I started making my first games and perusal tutorials on a 1050ti. Recently I upgrades to a 1080ti, which is arguably better than a 2070. I agree, that PC are overrated. But just a heads up – to use Unity you need a pretty beefy pc. But Unity is not the only option out there. Godot is amazing and runs like a charm on basic hardware
Dude you literally scoped my upgrade path. I JUST upgraded from a 970 to a 3090ti SUPRIM X after waiting for years to get something good, lol. With all that’s happened surrounding GPU’s I just lost all interest in upgrading until I saw this thing in the case at microcenter for 1K! Grabbed it immediately. I’m finally starting my game dev journey because I simply can not stop writing lore and game mechanics. It’s all just flooding to me and I’m not resting until I doze off which may not happen.

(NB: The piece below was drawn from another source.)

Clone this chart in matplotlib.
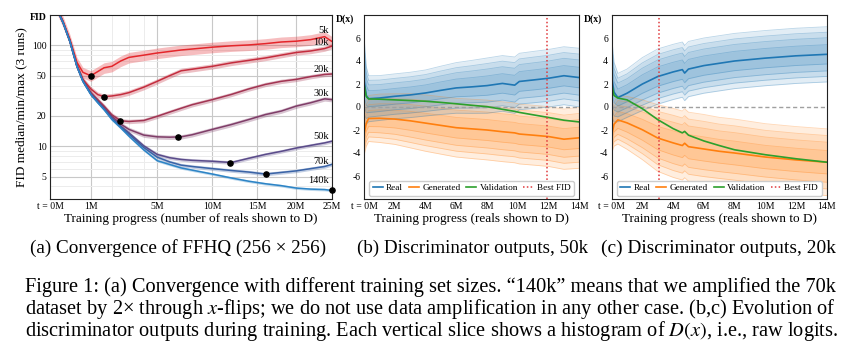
import numpy as np
import matplotlib
matplotlib.use("Agg")
import matplotlib.pyplot as plt
from matplotlib.lines import Line2D
from matplotlib.ticker import FixedLocator, FixedFormatter, NullFormatter, LogLocator

plt.rcParams['font.family'] = ['Liberation Serif', 'DejaVu Serif']
plt.rcParams['mathtext.fontset'] = 'stix'
plt.rcParams['axes.unicode_minus'] = False

# ---- (a) FID vs training progress (millions of reals), median of 3 runs
fid_x = [0.05, 0.15, 0.3, 0.5, 0.7, 1, 1.3, 1.6, 2, 2.5, 3, 4, 5, 6, 7, 8,
         10, 12, 14, 16, 18, 20, 22, 24, 25]
fid_5k = [235, 172, 115, 68, 54, 50, 55, 60, 62, 70, 76, 80, 84, 87, 90, 92,
          96, 99, 101, 104, 108, 110, 114, 122, 110]
fid_10k = [232, 170, 112, 64, 46, 37, 32.5, 31, 31.5, 32.5, 34, 38.5, 44, 50, 56, 58,
           62, 67, 71, 75, 80, 85, 88, 93, 98]
fid_20k = [230, 168, 110, 62, 45, 34, 29, 25, 20.5, 17.9, 17.6, 18.0, 19.8, 21.8, 23.8, 25.8,
           29, 32.6, 37, 41, 44, 46, 49, 51.5, 52]
fid_30k = [230, 168, 110, 62, 44.5, 33.5, 28, 24, 19.8, 16.6, 14.7, 12.9, 12.4, 12.3, 12.4, 13.0,
           14.7, 16.4, 18.4, 20.6, 22.3, 25, 27, 29.5, 29]
fid_50k = [230, 168, 110, 62, 44, 33, 27.5, 23.5, 19, 15.8, 13.6, 10.1, 8.3, 7.7, 7.4, 7.25,
           7.1, 6.9, 7.6, 8.3, 8.9, 9.6, 10.2, 10.8, 11.2]
fid_70k = [230, 168, 110, 62, 44, 33, 27.5, 23.5, 19, 15.6, 13.2, 9.7, 7.8, 7.0, 6.5, 6.3,
           6.0, 5.75, 5.55, 5.3, 5.5, 5.7, 6.0, 6.3, 6.6]
fid_140k = [230, 168, 110, 62, 44, 32.5, 27, 23, 18.4, 15.2, 12.6, 9.2, 7.2, 6.6, 6.1, 5.8,
            5.3, 4.85, 4.5, 4.25, 4.07, 3.85, 3.76, 3.72, 3.65]
sizes = ['5k', '10k', '20k', '30k', '50k', '70k', '140k']
best_x = [1.0, 1.6, 2.45, 6.75, 11.85, 16.1, 25]
best_fid = [50, 31, 17.7, 12.3, 6.85, 5.25, 3.65]

curves = [fid_5k, fid_10k, fid_20k, fid_30k, fid_50k, fid_70k, fid_140k]
colors = ['#e4262b', '#c42d3e', '#a23452', '#7f3d68', '#5a4b8a', '#3a63a6', '#2c84c6']
band_w = [0.12, 0.06, 0.05, 0.05, 0.04, 0.04, 0.03]
label_y = [142, 107, 58, 33, 12.5, 7.0, 4.6]

# ---- (b) 50k / (c) 20k discriminator outputs: median and outer spread
b_x = [0, 0.15, 0.3, 1, 2, 3, 4, 5, 6, 7, 8, 9, 9.8, 10.1, 11, 12, 13, 14]
real_b = [2.4, 1.0, 0.72, 0.78, 0.93, 1.05, 1.22, 1.45, 1.66, 1.75, 1.86, 2.05, 1.9, 2.22, 2.35, 2.5, 2.72, 2.56]
real_b_spread = [3.8, 2.5, 2.0, 1.95, 1.95, 1.97, 2.0, 2.1, 2.2, 2.3, 2.4, 2.42, 2.45, 2.45, 2.48, 2.5, 2.52, 2.55]
gen_b = [-2.4, -1.4, -1.0, -0.98, -1.05, -1.2, -1.4, -1.6, -1.8, -1.9, -2.0, -2.15, -2.25, -2.35, -2.45, -2.57, -2.8, -2.68]
gen_b_spread = [1.8, 2.0, 2.0, 2.1, 2.2, 2.35, 2.45, 2.5, 2.55, 2.58, 2.6, 2.6, 2.6, 2.6, 2.6, 2.6, 2.62, 2.65]
val_b = [2.0, 0.9, 0.7, 0.68, 0.62, 0.56, 0.5, 0.4, 0.28, 0.15, 0.03, -0.2, -0.38, -0.47, -0.68, -0.91, -1.15, -1.3]
best_b = 11.9

c_x = [0, 0.15, 0.4, 1, 2, 3, 4, 4.6, 4.75, 5, 6, 7, 8, 10, 12, 14]
real_c = [2.6, 1.3, 0.82, 1.2, 2.0, 2.65, 3.05, 3.25, 2.95, 3.3, 3.6, 3.8, 4.0, 4.25, 4.45, 4.58]
real_c_spread = [3.5, 2.6, 2.1, 2.1, 2.3, 2.4, 2.4, 2.4, 2.4, 2.4, 2.4, 2.4, 2.4, 2.4, 2.4, 2.4]
gen_c = [-2.5, -1.5, -1.12, -1.38, -1.98, -2.7, -3.12, -3.35, -3.15, -3.45, -3.65, -3.85, -4.0, -4.35, -4.6, -4.8]
gen_c_spread = [1.5, 1.9, 2.1, 2.3, 2.6, 2.9, 3.0, 3.0, 3.0, 3.0, 3.0, 2.95, 2.95, 2.9, 2.9, 2.9]
val_c = [2.0, 1.0, 0.78, 0.62, -0.15, -1.1, -1.88, -2.25, -2.12, -2.45, -2.95, -3.35, -3.72, -4.15, -4.5, -4.8]
best_c = 3.1

band_levels = [0.35, 0.6, 0.8, 1.0]

fig = plt.figure(figsize=(8.46, 3.5), dpi=100)
W, H = 846, 350


def box(l, t, r, b):
    return [l / W, 1 - b / H, (r - l) / W, (b - t) / H]


def style(ax):
    for s in ax.spines.values():
        s.set_color('#222222')
        s.set_linewidth(0.8)
    ax.tick_params(length=0, pad=2.5, labelsize=7)


# ---------------- panel (a)
ax = fig.add_axes(box(50, 15, 331.5, 199))
ax.set_xscale('function', functions=(lambda v: np.sign(v) * np.abs(v) ** 0.6,
                                     lambda v: np.sign(v) * np.abs(v) ** (1 / 0.6)))
ax.set_yscale('log')
for ys, c, w in zip(curves, colors, band_w):
    ys = np.array(ys)
    ax.fill_between(fid_x, ys * (1 - w), ys * (1 + w), color=c, alpha=0.3, lw=0)
    ax.plot(fid_x, ys, color=c, lw=1.1)
ax.scatter(best_x, best_fid, s=14, color='black', zorder=5, clip_on=False)
for name, ly in zip(sizes, label_y):
    ax.text(24.6, ly, name, ha='right', va='center', fontsize=7.5)
ax.set_xlim(0, 25)
ax.set_ylim(3, 200)
ax.xaxis.set_major_locator(FixedLocator([0, 1, 5, 10, 15, 20, 25]))
ax.xaxis.set_major_formatter(FixedFormatter(['t = 0M', '1M', '5M', '10M', '15M', '20M', '25M']))
ax.xaxis.set_minor_locator(FixedLocator([2, 3, 4]))
ax.yaxis.set_major_locator(FixedLocator([5, 10, 20, 50, 100]))
ax.yaxis.set_major_formatter(FixedFormatter(['5', '10', '20', '50', '100']))
ax.yaxis.set_minor_locator(LogLocator(base=10, subs=np.arange(2, 10)))
ax.yaxis.set_minor_formatter(NullFormatter())
ax.grid(True, which='major', color='#c8c8c8', lw=0.8)
ax.grid(True, which='minor', color='#ececec', lw=0.7)
ax.set_axisbelow(True)
style(ax)
ax.tick_params(which='minor', length=0)
ax.set_xlabel('Training progress (number of reals shown to D)', fontsize=9.5, labelpad=1)
ax.set_ylabel('FID median/min/max (3 runs)', fontsize=9.5, labelpad=3)
ax.text(-0.012, 0.985, 'FID', transform=ax.transAxes, ha='right', va='center',
        fontsize=7, fontweight='bold')


# ---------------- panels (b), (c)
def disc_panel(ax, x, real, real_s, gen, gen_s, val, best):
    for med, sp, c in [(gen, gen_s, '#ff7f0e'), (real, real_s, '#1f77b4')]:
        med = np.array(med)
        sp = np.array(sp)
        for f in band_levels:
            lo, hi = med - f * sp, med + f * sp
            ax.fill_between(x, lo, hi, color=c, alpha=0.13, lw=0)
            ax.plot(x, lo, color=c, lw=0.6, alpha=0.3)
            ax.plot(x, hi, color=c, lw=0.6, alpha=0.3)
    ax.axhline(0, color='#a0a0a0', lw=1.0, ls=(0, (3, 2)))
    ax.plot(x, real, color='#1f77b4', lw=1.2)
    ax.plot(x, gen, color='#ff7f0e', lw=1.2)
    ax.plot(x, val, color='#2ca02c', lw=1.2)
    ax.axvline(best, color='#e0393c', lw=1.1, ls=(0, (1, 1.5)))
    ax.set_xlim(0, 14)
    ax.set_ylim(-8, 8)
    ax.set_xticks(range(0, 15, 2))
    ax.set_xticklabels(['t = 0M'] + ['%dM' % v for v in range(2, 15, 2)])
    ax.set_yticks(range(-6, 7, 2))
    style(ax)
    ax.set_xlabel('Training progress (reals shown to D)', fontsize=9.5, labelpad=1)
    ax.text(-0.045, 0.975, 'D(x)', transform=ax.transAxes, ha='right', va='center',
            fontsize=7, fontweight='bold')
    handles = [Line2D([], [], color='#1f77b4', lw=1.2),
               Line2D([], [], color='#ff7f0e', lw=1.2),
               Line2D([], [], color='#2ca02c', lw=1.2),
               Line2D([], [], color='#e0393c', lw=1.1, ls=(0, (1, 1.5)))]
    ax.legend(handles, ['Real', 'Generated', 'Validation', 'Best FID'], loc='lower center',
              ncol=4, fontsize=6.7, handlelength=1.1, handletextpad=0.35, columnspacing=0.6,
              borderpad=0.35, borderaxespad=0.35, framealpha=1, edgecolor='#cccccc')


axb = fig.add_axes(box(364, 15, 579.3, 199))
disc_panel(axb, b_x, real_b, real_b_spread, gen_b, gen_b_spread, val_b, best_b)
axc = fig.add_axes(box(611.7, 15, 826.7, 199))
disc_panel(axc, c_x, real_c, real_c_spread, gen_c, gen_c_spread, val_c, best_c)

# ---------------- captions
subs = [('(a) Convergence of FFHQ (256 × 256)', 178, 296),
        ('(b) Discriminator outputs, 50k', 472, 231),
        ('(c) Discriminator outputs, 20k', 718, 235)]
lines = ['Figure 1: (a) Convergence with different training set sizes. “140k” means that we amplified the 70k',
         'dataset by 2× through $x$-flips; we do not use data amplification in any other case. (b,c) Evolution of',
         'discriminator outputs during training. Each vertical slice shows a histogram of $D(x)$, i.e., raw logits.']
fit = []
for s, cx, w in subs:
    t = fig.text(cx / W, 1 - 248 / H, s, ha='center', va='center', fontsize=11.5)
    fit.append((t, w))
for i, s in enumerate(lines):
    t = fig.text(25 / W, 1 - (287 + 22 * i) / H, s, ha='left', va='center', fontsize=12)
    fit.append((t, 810))

fig.canvas.draw()
r = fig.canvas.get_renderer()
for t, w in fit:
    cur = t.get_window_extent(r).width
    t.set_fontsize(t.get_fontsize() * w / cur)

fig.savefig('out.png', dpi=100)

I’m still using a i7-3770, have been wanting to upgrade for a good while now, but the 3770 does everything I want. I did upgrade from a 650ti to Rx480 at some point. I do think I am approaching upgrade time though, as the 8gb ram I have is a bit low and have no extra slots, also want to add a bigger ssd, but the mobo has no nvme slots or spare pcie slots. I’ll probably do a new build in the next few years.
Spot on John! The hardware you possess should not be a defining feature that dictates one’s passion to make games (or any creative pursuit for that matter). Working with limitations/restrictions is healthy and if you’re just starting off in game development, it’s especially a good idea to start simple, use a basic engine such as Construct first (I found this one immensely helpful for doing prototyping) before progressing further. I’m still running a 10yr old iMac NVIDIA GeForce GTX 775M 2 GB, 32Mb RAM, 3.Ghz Quad-Core and I can run the latest unity version just fine (2020.3.24f1)! 😀
That’s funny, my last PC was also a Haswell desktop with 770 gtx. I used it for nearly a decade, and then I plugged it in one day and heard a loud pop and smelled smoke. I didn’t want to go through the trouble of diagnosing it because I’m not interested in system building anymore, so I gave it away for parts and bought a laptop.
5:30 I was of exactly the same mindset when I used Unity back in 2016. Unfortunately, this 3rd-party library that I paid for had a bug, and the devs said the fix is in the next version of the library, which not only did I have to pay for again, but was only compatible with the next version of Unity. As it was core to my game, my game died.